Task inputs:
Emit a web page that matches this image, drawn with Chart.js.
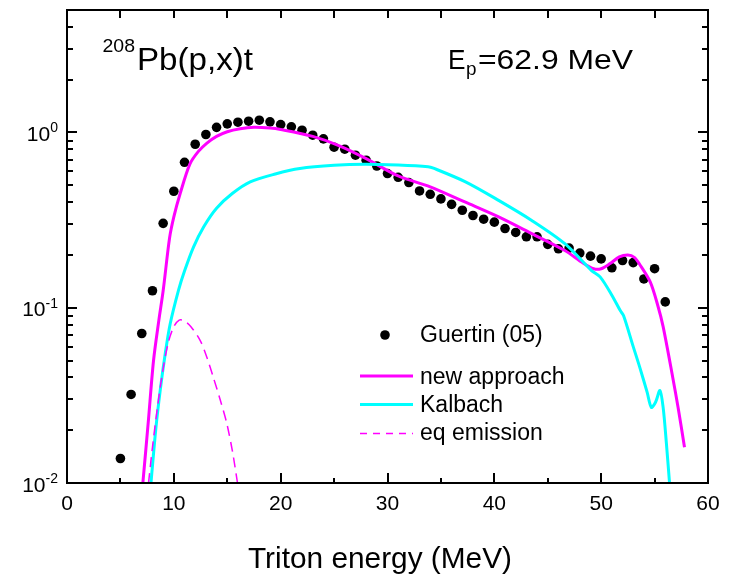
<!DOCTYPE html>
<html>
<head>
<meta charset="utf-8">
<script src="https://cdn.jsdelivr.net/npm/chart.js@4.4.0/dist/chart.umd.min.js"></script>
<style>
  html, body { margin: 0; padding: 0; background: #fff; }
</style>
</head>
<body>
<canvas id="chart" width="730" height="579"></canvas>
<script>
// Guertin (05) data points
const guertinE = [5, 6, 7, 8, 9, 10, 11, 12, 13, 14, 15, 16, 17, 18, 19, 20, 21, 22, 23, 24, 25,
  26, 27, 28, 29, 30, 31, 32, 33, 34, 35, 36, 37, 38, 39, 40, 41, 42, 43, 44, 45, 46, 47, 48,
  49, 50, 51, 52, 53, 54, 55, 56];
const guertinY = [0.0138, 0.032, 0.0713, 0.125, 0.303, 0.462, 0.676, 0.857, 0.974, 1.07, 1.12,
  1.145, 1.16, 1.175, 1.15, 1.11, 1.077, 1.03, 0.965, 0.92, 0.824, 0.803, 0.742, 0.695, 0.644,
  0.583, 0.555, 0.518, 0.464, 0.444, 0.418, 0.389, 0.36, 0.336, 0.32, 0.308, 0.283, 0.269,
  0.254, 0.254, 0.23, 0.217, 0.219, 0.205, 0.197, 0.19, 0.169, 0.186, 0.181, 0.146, 0.167, 0.108];

// new approach
const newE = [7.1, 7.6, 8.1, 8.6, 9.0, 9.6, 10.0, 10.6, 11.5, 12.3, 13.1, 14.0, 15.0, 16.2, 17.5,
  19.0, 20.0, 23.0, 25.5, 28.0, 31.0, 34.0, 37.3, 40.4, 43.5, 46.6, 48.3, 49.3, 50.0, 50.8, 51.7,
  52.5, 53.1, 53.6, 54.6, 55.3, 55.8, 56.7, 57.2, 57.8];
const newY = [0.01, 0.022, 0.05, 0.085, 0.125, 0.25, 0.33, 0.45, 0.66, 0.78, 0.87, 0.95, 1.01,
  1.05, 1.07, 1.06, 1.04, 0.95, 0.84, 0.71, 0.565, 0.49, 0.40, 0.33, 0.265, 0.212, 0.18, 0.167,
  0.167, 0.178, 0.195, 0.2, 0.194, 0.177, 0.14, 0.103, 0.078, 0.04, 0.027, 0.016];

// Kalbach
const kalE = [7.86, 8.3, 8.73, 9.2, 9.66, 10.44, 11.0, 11.84, 12.8, 14.0, 15.5, 17.15, 19.5, 21.8,
  25.0, 27.9, 31.0, 33.8, 34.3, 37.3, 40.4, 43.5, 46.6, 49.1, 49.9, 51.0, 51.8, 52.1, 53.0, 53.6,
  54.3, 54.7, 55.1, 55.5, 55.8, 56.1, 56.4];
const kalY = [0.01, 0.02, 0.034, 0.055, 0.081, 0.126, 0.162, 0.222, 0.29, 0.37, 0.45, 0.523,
  0.58, 0.623, 0.65, 0.659, 0.652, 0.638, 0.626, 0.523, 0.41, 0.315, 0.232, 0.163, 0.15, 0.118,
  0.096, 0.09, 0.06, 0.046, 0.033, 0.027, 0.029, 0.0337, 0.027, 0.017, 0.01];

// eq emission
const eqE = [7.63, 8.0, 8.5, 9.0, 9.5, 10.0, 10.5, 11.0, 11.6, 12.47, 13.1, 13.7, 14.4, 14.97,
  15.5, 15.96];
const eqY = [0.01, 0.016, 0.028, 0.045, 0.064, 0.078, 0.085, 0.084, 0.078, 0.065, 0.052, 0.04,
  0.029, 0.0217, 0.015, 0.01];

const xTicks = [0, 10, 20, 30, 40, 50, 60];
const yDecades = [0.01, 0.1, 1];
const yDecadeExp = ['-2', '-1', '0'];

const FONT = '"Liberation Sans", Arial, sans-serif';
const pts = (xs, ys) => xs.map((x, i) => ({ x, y: ys[i] }));

function fitText(ctx, s, x, y, size, width) {
  ctx.font = size + 'px ' + FONT;
  const w = ctx.measureText(s).width;
  ctx.save();
  ctx.translate(x, y);
  ctx.scale(width ? width / w : 1, 1);
  ctx.fillText(s, 0, 0);
  ctx.restore();
}

const framePlugin = {
  id: 'frame',
  afterDraw(chart) {
    const ctx = chart.ctx;
    const { left, right, top, bottom } = chart.chartArea;
    const xs = chart.scales.x, ys = chart.scales.y;
    ctx.save();
    ctx.strokeStyle = '#000';
    ctx.fillStyle = '#000';
    ctx.lineWidth = 2;
    ctx.strokeRect(left, top, right - left, bottom - top);

    // x ticks
    ctx.beginPath();
    for (let v = 0; v <= 60; v += 5) {
      const px = Math.round(xs.getPixelForValue(v));
      const len = v % 10 === 0 ? 10 : 5;
      ctx.moveTo(px, bottom); ctx.lineTo(px, bottom - len);
      ctx.moveTo(px, top); ctx.lineTo(px, top + 8);
    }
    // y ticks (log)
    yDecades.forEach(d => {
      for (let k = 1; k <= 9; k++) {
        const v = d * k;
        if (v > ys.max + 1e-9) break;
        const py = Math.round(ys.getPixelForValue(v));
        const len = k === 1 ? 10 : 6;
        ctx.moveTo(left, py); ctx.lineTo(left + len, py);
        ctx.moveTo(right, py); ctx.lineTo(right - len, py);
      }
    });
    ctx.stroke();

    // x tick labels
    ctx.textAlign = 'center';
    ctx.font = '21px ' + FONT;
    xTicks.forEach(v => ctx.fillText(String(v), xs.getPixelForValue(v), 510));

    // y tick labels 10^n
    ctx.textAlign = 'left';
    yDecades.forEach((d, i) => {
      const py = ys.getPixelForValue(d);
      ctx.font = '14px ' + FONT;
      const sw = ctx.measureText(yDecadeExp[i]).width;
      ctx.font = '21px ' + FONT;
      const mw = ctx.measureText('10').width;
      const x0 = 58 - sw - mw;
      ctx.fillText('10', x0, py + 8.5);
      ctx.font = '14px ' + FONT;
      ctx.fillText(yDecadeExp[i], x0 + mw, py);
    });

    // axis title
    ctx.textAlign = 'left';
    fitText(ctx, 'Triton energy (MeV)', 248, 568, 29, 264);

    // annotations
    fitText(ctx, '208', 102.5, 52, 19, 32.5);
    fitText(ctx, 'Pb(p,x)t', 137, 70, 31, 116);
    fitText(ctx, 'E', 448, 69, 27, 17.5);
    fitText(ctx, 'p', 466, 75, 18, 10.5);
    fitText(ctx, '=62.9 MeV', 478, 69, 27, 155);

    // legend
    const lx0 = 360, lx1 = 413, tx = 420;
    ctx.beginPath();
    ctx.arc(385, 335, 4.8, 0, Math.PI * 2);
    ctx.fill();
    ctx.font = '23px ' + FONT;
    ctx.fillText('Guertin (05)', tx, 342);
    const items = [
      { label: 'new approach', color: '#ff00ff', w: 3, dash: [], y: 376, ty: 383.5 },
      { label: 'Kalbach', color: '#00ffff', w: 3, dash: [], y: 404.5, ty: 412 },
      { label: 'eq emission', color: '#ff00ff', w: 1.5, dash: [7, 6], y: 433.5, ty: 440 }
    ];
    items.forEach(it => {
      ctx.save();
      ctx.strokeStyle = it.color;
      ctx.lineWidth = it.w;
      ctx.setLineDash(it.dash);
      ctx.beginPath();
      ctx.moveTo(lx0, it.y); ctx.lineTo(lx1, it.y);
      ctx.stroke();
      ctx.restore();
      ctx.fillText(it.label, tx, it.ty);
    });
    ctx.restore();
  }
};

new Chart(document.getElementById('chart'), {
  type: 'scatter',
  data: {
    datasets: [
      {
        label: 'eq emission', data: pts(eqE, eqY), showLine: true, pointRadius: 0,
        borderColor: '#ff00ff', borderWidth: 1.5, borderDash: [10, 6], tension: 0.3
      },
      {
        label: 'Kalbach', data: pts(kalE, kalY), showLine: true, pointRadius: 0,
        borderColor: '#00ffff', borderWidth: 3, tension: 0.3
      },
      {
        label: 'new approach', data: pts(newE, newY), showLine: true, pointRadius: 0,
        borderColor: '#ff00ff', borderWidth: 3, tension: 0.3
      },
      {
        label: 'Guertin (05)', data: pts(guertinE, guertinY), showLine: false,
        pointRadius: 4.8, backgroundColor: '#000', borderWidth: 0
      }
    ]
  },
  options: {
    responsive: false,
    animation: false,
    layout: { padding: { left: 67, top: 10, right: 22, bottom: 96 } },
    plugins: { legend: { display: false }, tooltip: { enabled: false } },
    scales: {
      x: { type: 'linear', min: 0, max: 60, display: false },
      y: { type: 'logarithmic', min: 0.01, max: 5, display: false }
    }
  },
  plugins: [framePlugin]
});
</script>
</body>
</html>
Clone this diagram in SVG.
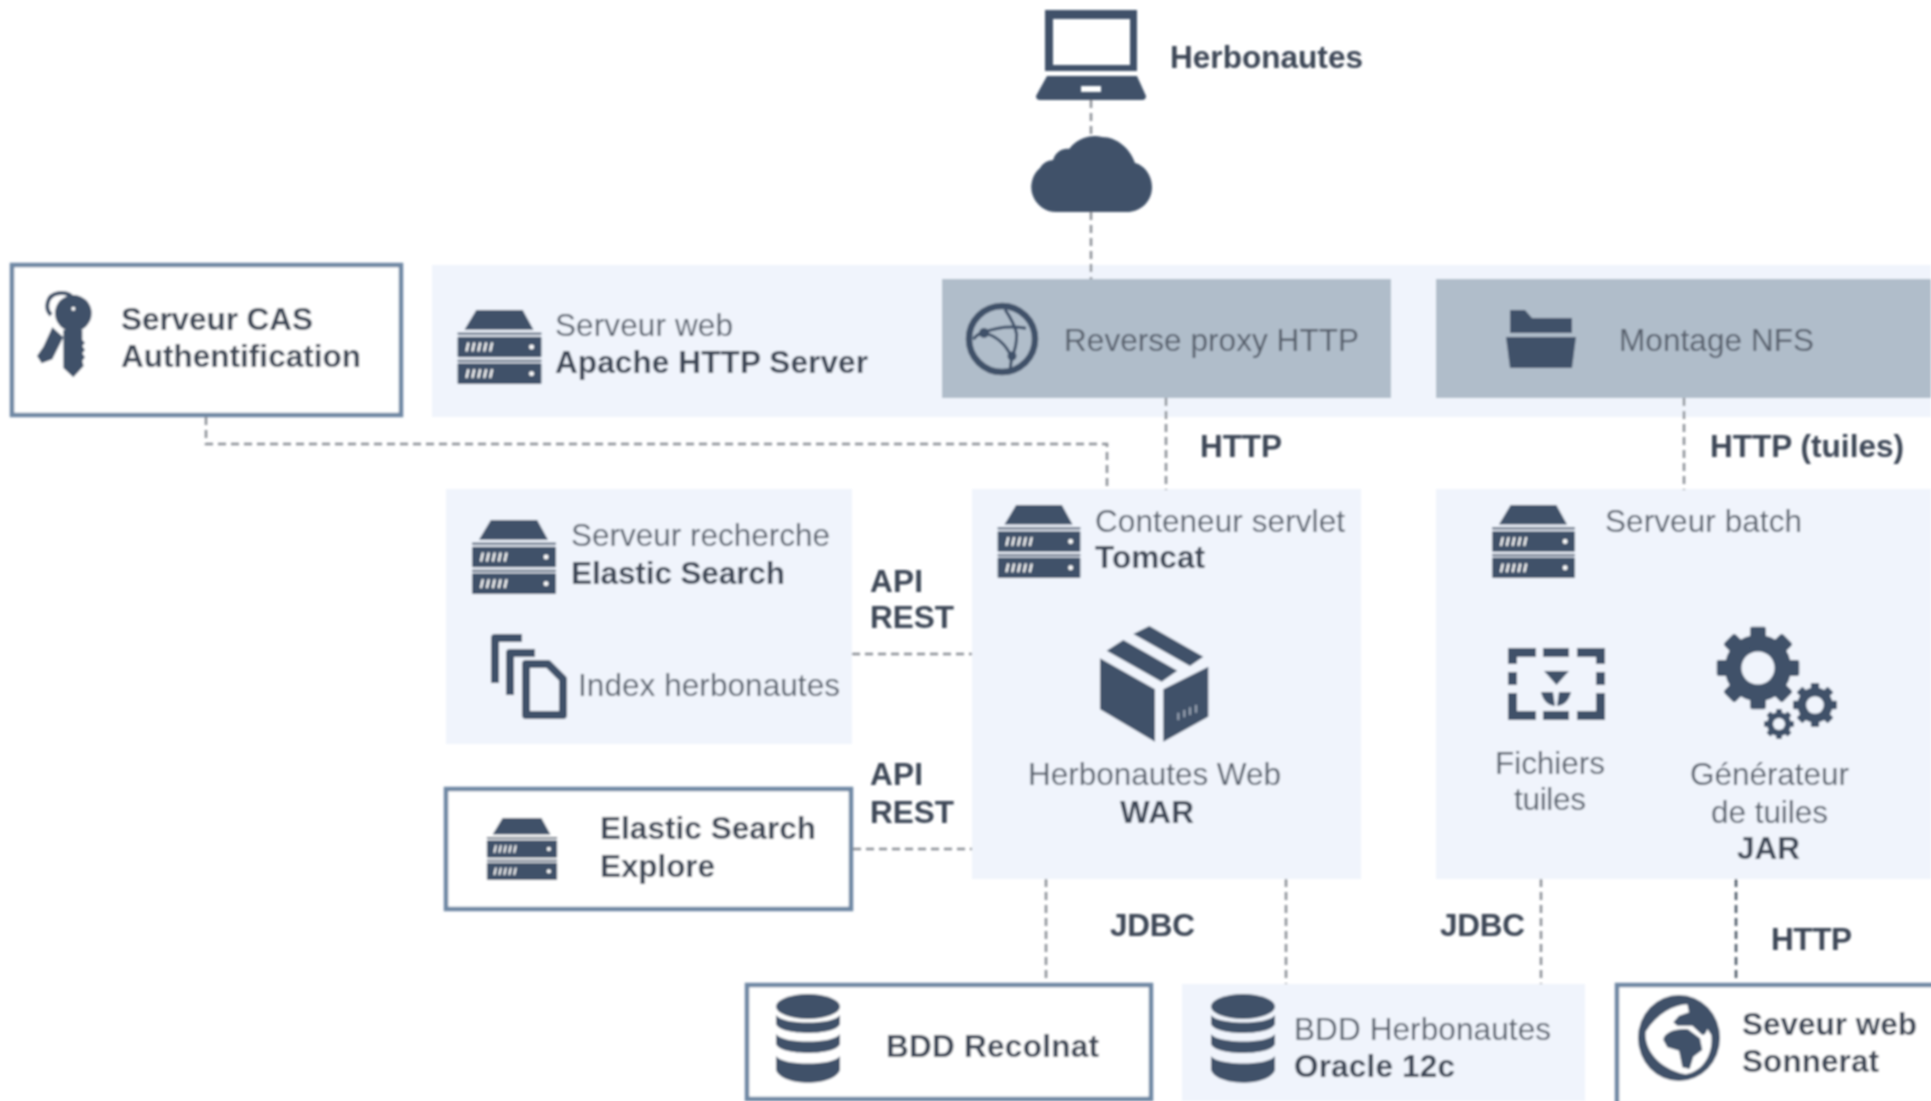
<svg xmlns="http://www.w3.org/2000/svg" xmlns:xlink="http://www.w3.org/1999/xlink" width="1931" height="1101" viewBox="0 0 1931 1101">
<style>
text{font-family:"Liberation Sans",Arial,sans-serif;font-size:31.5px;fill:#565f6c}
.b{font-weight:700;fill:#3d4756}
.panel{fill:#f0f4fc}
.gray{fill:#b0bdca}
.box{fill:#fff;stroke:#6f88a4;stroke-width:4.500}
.d{fill:#3f5169}
.dl{fill:none;stroke:#3f5169}
.c{fill:none;stroke:#8a8f96;stroke-width:2.500;stroke-dasharray:8 5}
</style>
<defs>
<filter id="soft" x="0" y="0" width="100%" height="100%" filterUnits="userSpaceOnUse" primitiveUnits="userSpaceOnUse"><feGaussianBlur stdDeviation="0.9"/></filter>
<symbol id="server" viewBox="0 0 85 75">
<path class="d" d="M19 0H66L77 20H7Z"/>
<rect class="d" x="0" y="23" width="85" height="2"/>
<rect class="d" x="0" y="27" width="85" height="21" rx="1"/>
<rect class="d" x="0" y="50.500" width="85" height="2"/>
<rect class="d" x="0" y="54" width="85" height="21" rx="1"/>
<g fill="none" stroke="#fff" stroke-width="2.200"><path d="M9 42l2-9M15 42l2-9M21 42l2-9M27 42l2-9M33 42l2-9M9 69l2-9M15 69l2-9M21 69l2-9M27 69l2-9M33 69l2-9"/></g>
<circle cx="75" cy="37.500" r="2.500" fill="#fff"/><circle cx="75" cy="64.500" r="2.500" fill="#fff"/>
</symbol>
<symbol id="db" viewBox="0 0 64 90" overflow="visible">
<ellipse class="d" cx="32" cy="12.500" rx="32" ry="12.500"/>
<path class="d" d="M0 21C6 31 58 31 64 21V30C60 42 4 42 0 30Z"/>
<path class="d" d="M0 40C6 50 58 50 64 40V50C60 62 4 62 0 50Z"/>
<path class="d" d="M0 62C6 72 58 72 64 62V76C58 93 6 93 0 76Z"/>
</symbol>
<symbol id="gear" viewBox="-1 -1 2 2">
<circle class="d" r="0.800"/>
<g class="d"><rect x="-0.190" y="-1" width="0.380" height="2" rx="0.060"/><rect x="-0.190" y="-1" width="0.380" height="2" rx="0.060" transform="rotate(45)"/><rect x="-0.190" y="-1" width="0.380" height="2" rx="0.060" transform="rotate(90)"/><rect x="-0.190" y="-1" width="0.380" height="2" rx="0.060" transform="rotate(135)"/></g>
<circle r="0.400" fill="#f0f4fc"/>
</symbol>
</defs>
<rect width="1931" height="1101" fill="#fff"/>
<g filter="url(#soft)">
<g id="herbonautes">
<path class="d" fill-rule="evenodd" d="M1045 10H1137V71H1045ZM1053 19V65H1130V19Z"/>
<path class="d" fill-rule="evenodd" d="M1047 76H1137L1146 96Q1146 100 1142 100H1040Q1036 100 1036 96ZM1081 86V92H1101V86Z"/>
<text class="b" x="1170" y="68" textLength="193">Herbonautes</text>
</g>
<g id="internet">
<path class="d" d="M1056 212A25 25 0 0 1 1040 168A16 16 0 0 1 1053 160C1056 151 1063 148 1069 149A32 32 0 0 1 1102 137C1118 137 1131 150 1135 163C1144 165 1152 175 1152 187C1152 202 1140 212 1127 212Z"/>
</g>
<g id="cas">
<rect class="box" x="12" y="265" width="389" height="150"/>
<g transform="translate(25 280) scale(.33333)">
<path fill="none" stroke="#3f5169" stroke-width="12" d="M78 105C58 85 65 45 100 40C125 37 140 45 146 60"/>
<circle class="d" cx="145" cy="100" r="55"/>
<circle cx="145" cy="86" r="6" fill="#fff"/>
<path class="d" d="M115 150H172V180L180 188L172 198L180 210L172 220L180 232L172 242L176 258L145 292L115 264Z"/>
<path class="d" d="M82 142L115 172L82 238L50 250L36 228L55 200Z"/>
</g>
<text class="b" x="121" y="330" textLength="192">Serveur CAS</text>
<text class="b" x="121" y="367" textLength="240">Authentification</text>
</g>
<g id="apache">
<rect class="panel" x="432" y="265" width="1499" height="152"/>
<use href="#server" x="457" y="310" width="85" height="74"/>
<text x="555" y="336" textLength="178">Serveur web</text>
<text class="b" x="555" y="373" textLength="313">Apache HTTP Server</text>
</g>
<g id="proxy">
<rect class="gray" x="942" y="279" width="449" height="119"/>
<circle class="dl" cx="1002" cy="339" r="33" stroke-width="6.500"/>
<g transform="translate(950 291) scale(.33333)" class="dl" stroke-width="9">
<path d="M70 145Q82 128 100 125Q160 100 228 112"/>
<path d="M165 55Q195 100 200 130Q200 170 185 200L180 238"/>
<path d="M100 125Q160 140 185 200"/>
</g>
<circle class="d" cx="984" cy="333" r="5"/><circle class="d" cx="1012" cy="356" r="4.500"/>
<text x="1064" y="351" textLength="295">Reverse proxy HTTP</text>
</g>
<g id="nfs">
<rect class="gray" x="1436" y="279" width="495" height="119"/>
<path class="d" d="M1510 333V310H1525L1532 318H1572V333Z"/>
<path class="d" d="M1506 337H1576L1572 368H1510Z"/>
<text x="1619" y="351" textLength="195">Montage NFS</text>
</g>
<g id="elastic">
<rect class="panel" x="446" y="489" width="406" height="255"/>
<use href="#server" x="472" y="520" width="84" height="74"/>
<text x="571" y="546" textLength="259">Serveur recherche</text>
<text class="b" x="571" y="584" textLength="214">Elastic Search</text>
<path class="dl" stroke-width="8" stroke-linejoin="round" d="M495 683V638H522M510 695V653H535M526 664H548L563 679V715H526Z"/>
<text x="578" y="696" textLength="262">Index herbonautes</text>
</g>
<g id="explore">
<rect class="box" x="446" y="789" width="405" height="120"/>
<use href="#server" x="486" y="818" width="72" height="62"/>
<text class="b" x="600" y="839" textLength="216">Elastic Search</text>
<text class="b" x="600" y="877" textLength="115">Explore</text>
</g>
<g id="tomcat">
<rect class="panel" x="972" y="489" width="389" height="390"/>
<use href="#server" x="997" y="505" width="84" height="73"/>
<text x="1095" y="532" textLength="250">Conteneur servlet</text>
<text class="b" x="1095" y="568" textLength="110">Tomcat</text>
<g transform="translate(1090 620) scale(.33333)">
<path class="d" d="M30 115L195 208V365L30 268Z"/>
<path class="d" d="M220 208L355 140V290L220 365Z"/>
<path class="d" d="M178 18L340 110L300 138L130 42Z"/>
<path class="d" d="M100 60L262 152L215 185L50 92Z"/>
<path fill="none" stroke="#f0f4fc" stroke-width="5" d="M265 300V278M283 292V270M300 285V262M318 278V255" opacity=".6"/>
</g>
<text x="1028" y="785" textLength="253">Herbonautes Web</text>
<text class="b" x="1120" y="823" textLength="74">WAR</text>
</g>
<g id="batch">
<rect class="panel" x="1436" y="489" width="495" height="390"/>
<use href="#server" x="1491" y="505" width="85" height="73"/>
<text x="1605" y="532" textLength="197">Serveur batch</text>
<path class="dl" stroke-width="9" d="M1536 652.500H1512.500V664M1512.500 672V685M1512.500 693V715.500H1536M1543 652.500H1569M1543 715.500H1569M1577 652.500H1600.500V664M1600.500 672V685M1600.500 693V715.500H1577"/>
<path class="d" d="M1544 671H1569L1556.500 685Z"/>
<path class="d" d="M1541 692H1553L1555 706Q1544 705 1541 692ZM1559 692H1571Q1568 705 1557 706Z"/>
<text x="1495" y="774" textLength="110">Fichiers</text>
<text x="1514" y="810" textLength="72">tuiles</text>
<use href="#gear" x="1716.500" y="626.500" width="83" height="83"/>
<use href="#gear" x="1793" y="683" width="44" height="44"/>
<use href="#gear" x="1764" y="709" width="30" height="30"/>
<text x="1690" y="785" textLength="159">Générateur</text>
<text x="1711" y="823" textLength="117">de tuiles</text>
<text class="b" x="1737" y="859" textLength="63">JAR</text>
</g>
<g id="recolnat">
<rect class="box" x="747" y="985" width="404" height="114"/>
<use href="#db" x="776" y="994" width="64" height="90"/>
<text class="b" x="886" y="1057" textLength="213">BDD Recolnat</text>
</g>
<g id="oracle">
<rect class="panel" x="1182" y="984" width="403" height="117"/>
<use href="#db" x="1211" y="994" width="64" height="90"/>
<text x="1294" y="1040" textLength="257">BDD Herbonautes</text>
<text class="b" x="1294" y="1077" textLength="161">Oracle 12c</text>
</g>
<g id="sonnerat">
<rect class="box" x="1617" y="985" width="320" height="120"/>
<ellipse class="d" cx="1679" cy="1038" rx="41" ry="43"/>
<g transform="translate(1624 985) scale(.33333)">
<path fill="#fff" d="M190 58C150 60 100 85 65 140C60 190 100 250 185 268C240 258 268 205 262 150L250 132C245 150 238 152 232 148L205 122L160 122L148 112L165 92L195 82Z"/>
<path class="d" d="M118 165C118 140 165 128 192 133L228 160L235 195L208 215L197 252L175 247L165 197L130 187Z"/>
</g>
<text class="b" x="1742" y="1035" textLength="175">Seveur web</text>
<text class="b" x="1742" y="1072" textLength="137">Sonnerat</text>
</g>
<g id="labels">
<text class="b" x="1200" y="457" textLength="82">HTTP</text>
<text class="b" x="1710" y="457" textLength="194">HTTP (tuiles)</text>
<text class="b" x="870" y="592" textLength="53">API</text>
<text class="b" x="870" y="628" textLength="84">REST</text>
<text class="b" x="870" y="785" textLength="53">API</text>
<text class="b" x="870" y="823" textLength="84">REST</text>
<text class="b" x="1110" y="936" textLength="85">JDBC</text>
<text class="b" x="1440" y="936" textLength="85">JDBC</text>
<text class="b" x="1771" y="950" textLength="81">HTTP</text>
</g>
<g id="connectors" class="c">
<path class="c" d="M1091 100V137"/>
<path class="c" d="M1091 212V279"/>
<path class="c" d="M1166 398V490"/>
<path class="c" d="M1684 398V490"/>
<path class="c" d="M206 417V444H1107V490"/>
<path class="c" d="M852 654H972"/>
<path class="c" d="M853 849H972"/>
<path class="c" d="M1046 879V983"/>
<path class="c" d="M1286 879V984"/>
<path class="c" d="M1541 879V984"/>
<path class="c" style="stroke:#4a5563" d="M1736 879V983"/>
</g>
</g>
</svg>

Aim: Repeat exactly the lines from the first line of the records above through the line containing "0.04, 0.027, 0.016];", leaving out the pictures.

Result for this exercise:
Emit a web page that matches this image, drawn with Chart.js.
<!DOCTYPE html>
<html>
<head>
<meta charset="utf-8">
<script src="https://cdn.jsdelivr.net/npm/chart.js@4.4.0/dist/chart.umd.min.js"></script>
<style>
  html, body { margin: 0; padding: 0; background: #fff; }
</style>
</head>
<body>
<canvas id="chart" width="730" height="579"></canvas>
<script>
// Guertin (05) data points
const guertinE = [5, 6, 7, 8, 9, 10, 11, 12, 13, 14, 15, 16, 17, 18, 19, 20, 21, 22, 23, 24, 25,
  26, 27, 28, 29, 30, 31, 32, 33, 34, 35, 36, 37, 38, 39, 40, 41, 42, 43, 44, 45, 46, 47, 48,
  49, 50, 51, 52, 53, 54, 55, 56];
const guertinY = [0.0138, 0.032, 0.0713, 0.125, 0.303, 0.462, 0.676, 0.857, 0.974, 1.07, 1.12,
  1.145, 1.16, 1.175, 1.15, 1.11, 1.077, 1.03, 0.965, 0.92, 0.824, 0.803, 0.742, 0.695, 0.644,
  0.583, 0.555, 0.518, 0.464, 0.444, 0.418, 0.389, 0.36, 0.336, 0.32, 0.308, 0.283, 0.269,
  0.254, 0.254, 0.23, 0.217, 0.219, 0.205, 0.197, 0.19, 0.169, 0.186, 0.181, 0.146, 0.167, 0.108];

// new approach
const newE = [7.1, 7.6, 8.1, 8.6, 9.0, 9.6, 10.0, 10.6, 11.5, 12.3, 13.1, 14.0, 15.0, 16.2, 17.5,
  19.0, 20.0, 23.0, 25.5, 28.0, 31.0, 34.0, 37.3, 40.4, 43.5, 46.6, 48.3, 49.3, 50.0, 50.8, 51.7,
  52.5, 53.1, 53.6, 54.6, 55.3, 55.8, 56.7, 57.2, 57.8];
const newY = [0.01, 0.022, 0.05, 0.085, 0.125, 0.25, 0.33, 0.45, 0.66, 0.78, 0.87, 0.95, 1.01,
  1.05, 1.07, 1.06, 1.04, 0.95, 0.84, 0.71, 0.565, 0.49, 0.40, 0.33, 0.265, 0.212, 0.18, 0.167,
  0.167, 0.178, 0.195, 0.2, 0.194, 0.177, 0.14, 0.103, 0.078, 0.04, 0.027, 0.016];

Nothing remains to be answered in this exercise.